For the speed readers out there, feel free to consider this the 2019 edition of the Lenten Reading List. For the rest of us…let’s just be grateful that there are 50 days of Eastertide for us to contemplate (and read about) the mystery of life, death, and resurrection! Deep in our bookish hearts, we here at Church Drunk love to find God between the pages of a favorite story, and the long, dark season of Lent yearns to be accompanied by a good book or two. So we’ve made it a bit of a tradition to put together a short list of good reads for Lent. If nothing here tickles your fancy, take a look at the 2017 and 2018 editions of the list, or just hit us up in the comments to let us know what you’re reading on the long road to Good Friday!
The Lion, The Witch, and the Wardrobe by C.S. Lewis – Is this a bit of a cheesy pick for Lent? Yes, yes it is. Is it a bad pick? Absolutely not. Because Aslan is a badass and will always be a badass, and Edmund is a pissy little Judas and will always be a pissy little Judas. And some stories are timeless, and can be read over and over again, and we should thank C.S. Lewis for giving us several of those very stories. And maybe (just maybe) enough time has passed since this wonderful BOOK was turned into a perfectly okay movie, and we can now officially pull it off of the DVD rack of the one remaining Blockbuster in America and we can put it back where it belongs – on a bookshelf. Where we can read it. With our eyes and brains and imaginations. That is all.

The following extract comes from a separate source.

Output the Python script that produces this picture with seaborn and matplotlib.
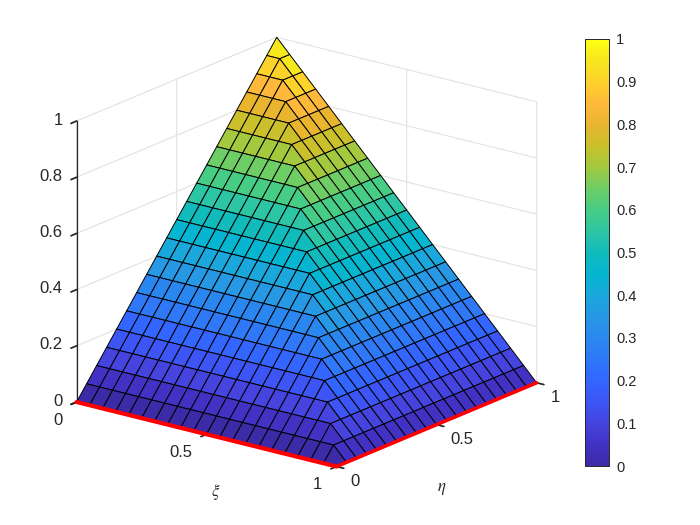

An Absolutely Remarkable Thing by Hank Green – If you’re a nerd (I don’t want to jump toconclusions, but come on – you’re reading the Church Drunk Lenten Reading List!), then you may know Hank Green from his internet video series SciShow, or the Crash Course videos that he produces with his brother, John. Well, now Hank has written a book, and it turns out that he is also very good at that! Remarkable Thing is about aliens (kind of) and humans (very much) and internet famousness and how to keep faith in humanity, or really faith in anything at all, in the face of the constant screaming that masquerades as today’s cultural dialogue. So, yeah. Read it!
Noir by Christopher Moore – You didn’t think we could make it through a Church Drunk reading list without a little Chris Moore, did you? He’s a local favorite here in our little corner of the interwebs, and his latest is just about the perfect book for Lent. Set in postwar San Francisco, this is a novel where every night is dark and stormy and every dame that walks through the door looks like trouble. The book was practically written with a pen dipped in a well of pure guilt, but nobody knows how to make us love a deadbeat quite like Christopher Moore. A great addition to the many Lent-ish classics provided by a truly hilarious author. Speaking of Lent-ish classics by Chris Moore, if you haven’t yet read Lamb, stop reading this stupid blog right now and go remedy that gravest of all sins!
The Amazing Adventures of Kavalier & Clay by Michael Chabon – This book is just so incredibly slap-you-in-the-face good. You read it, and immediately ask yourself “why did I not read this book sooner?” It’s a book about comic books, and Hitler. It’s a book about the golem, and Harry Houdini. It’s a book about finding oneself and then having a good, hard think about how much you like what you’ve found. It is, much like all of Chabon’s books, a tremendously deep and insightful book that wraps you in a warm, cozy blanket of prose and keeps you turning page after page. Also, it won a Pulitzer Prize. So there’s that.
Between the Dark and the Daylight by Joan Chittister – This is what Dizzy & Ges are reading for Lent. It’s a book about the paradoxes and contradictions that make up life and faith and the spaces in between the two. So, you know, Lent! Join us for a good read about how to move from harried to hopeful (not that we know what it is to be harried, or frustrated, or righteously enraged by the utter futility of even trying at anything anymore…so far, Sister Joan has told us that all of these things are illusory. So, you know, Lent!)